SUPPLIED MATERIAL -
** Begin **

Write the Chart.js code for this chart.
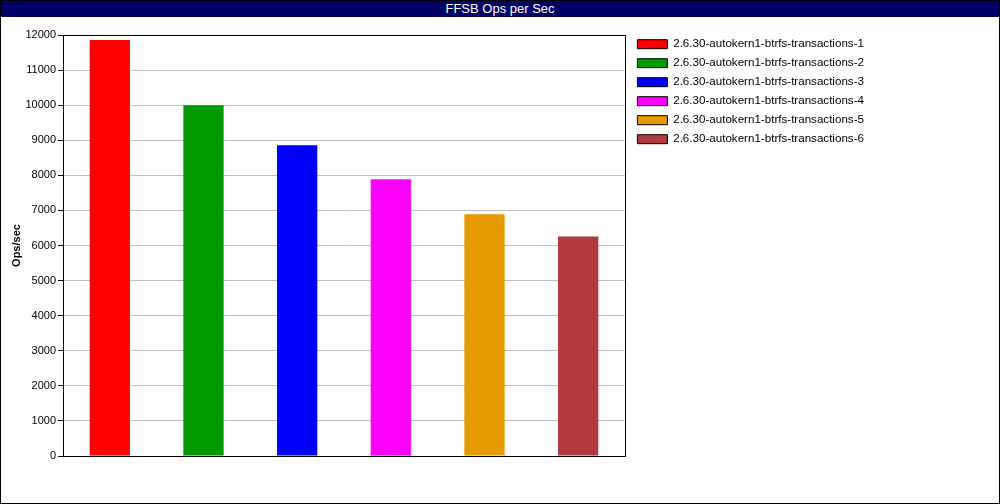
<!DOCTYPE html>
<html>
<head>
<meta charset="utf-8">
<script src="https://cdn.jsdelivr.net/npm/chart.js@4.4.0/dist/chart.umd.min.js"></script>
<style>
  html, body { margin: 0; padding: 0; background: #fff; }
  .frame {
    position: relative;
    width: 1000px;
    height: 504px;
    box-sizing: border-box;
    border: 1px solid #000;
    font-family: 'Liberation Sans', Arial, sans-serif;
  }
  .title {
    height: 16px;
    line-height: 16px;
    background: #000066;
    color: #fff;
    font-size: 13px;
    text-align: center;
  }
  .plot {
    position: absolute;
    left: 0;
    top: 16px;
    width: 998px;
    height: 486px;
  }
</style>
</head>
<body>
<div class="frame">
  <div class="title">FFSB Ops per Sec</div>
  <div class="plot"><canvas id="opsChart"></canvas></div>
</div>
<script>
const runs = [
  '2.6.30-autokern1-btrfs-transactions-1',
  '2.6.30-autokern1-btrfs-transactions-2',
  '2.6.30-autokern1-btrfs-transactions-3',
  '2.6.30-autokern1-btrfs-transactions-4',
  '2.6.30-autokern1-btrfs-transactions-5',
  '2.6.30-autokern1-btrfs-transactions-6'
];
const opsPerSec = [11860, 10000, 8860, 7890, 6890, 6260];
const barColors = ['#ff0000', '#009900', '#0000ff', '#ff00ff', '#e69900', '#b03a3e'];
const yTicks = [0, 1000, 2000, 3000, 4000, 5000, 6000, 7000, 8000, 9000, 10000, 11000, 12000];

const font = { family: "'Liberation Sans', Arial, sans-serif", size: 11 };

// black box around the plot area
const plotBorder = {
  id: 'plotBorder',
  afterDraw(chart) {
    const { ctx, chartArea: a } = chart;
    ctx.save();
    ctx.strokeStyle = '#000';
    ctx.lineWidth = 1;
    ctx.strokeRect(Math.round(a.left) + 0.5, Math.round(a.top) + 0.5,
      Math.round(a.right - a.left), Math.round(a.bottom - a.top));
    ctx.restore();
  }
};

// give the legend a fixed column so the plot ends where the original does
const legendColumn = {
  id: 'legendColumn',
  afterInit(chart) {
    const lg = chart.legend;
    const fit = lg.fit.bind(lg);
    lg.fit = function () {
      fit();
      this.width = 374;
      this.right = this.left + this.width;
    };
  },
  afterLayout(chart) {
    const lg = chart.legend;
    lg.left += 5;
    lg.right += 5;
    lg.top -= 4;
    lg.bottom -= 4;
  }
};

new Chart(document.getElementById('opsChart'), {
  type: 'bar',
  data: {
    labels: runs,
    datasets: [
      {
        label: 'Ops/sec',
        data: opsPerSec,
        backgroundColor: barColors,
        categoryPercentage: 1,
        barPercentage: 0.43
      }
    ]
  },
  options: {
    responsive: true,
    maintainAspectRatio: false,
    animation: false,
    layout: { padding: { top: 18, right: 0, bottom: 39, left: 0 } },
    plugins: {
      tooltip: { enabled: false },
      legend: {
        position: 'right',
        align: 'start',
        labels: {
          color: '#000',
          font: { family: font.family, size: 11.6 },
          boxWidth: 30,
          boxHeight: 9,
          padding: 7.4,
          generateLabels: (chart) => runs.map((name, i) => ({
            text: name,
            fillStyle: barColors[i],
            strokeStyle: '#000',
            lineWidth: 1,
            hidden: false,
            index: i
          }))
        }
      }
    },
    scales: {
      x: {
        ticks: { display: false },
        grid: { display: false },
        border: { color: '#000' }
      },
      y: {
        min: 0,
        max: 12000,
        afterBuildTicks: (axis) => {
          axis.ticks = yTicks.map((v) => ({ value: v }));
        },
        afterFit: (axis) => { axis.width = 62; },
        ticks: { color: '#000', font: font, padding: 2, callback: (v) => String(v) },
        grid: { color: '#c0c0c0', tickColor: '#000', tickLength: 5 },
        border: { color: '#000' },
        title: {
          display: true,
          text: 'Ops/sec',
          color: '#000',
          font: { family: font.family, size: 11, weight: 'bold' },
          padding: { top: 9, bottom: 0 }
        }
      }
    }
  },
  plugins: [plotBorder, legendColumn]
});
</script>
</body>
</html>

** End **

Go through the material and copy out every line with "this" in it.

THE OUTPUT -
Write the Chart.js code for this chart.
      this.width = 374;
      this.right = this.left + this.width;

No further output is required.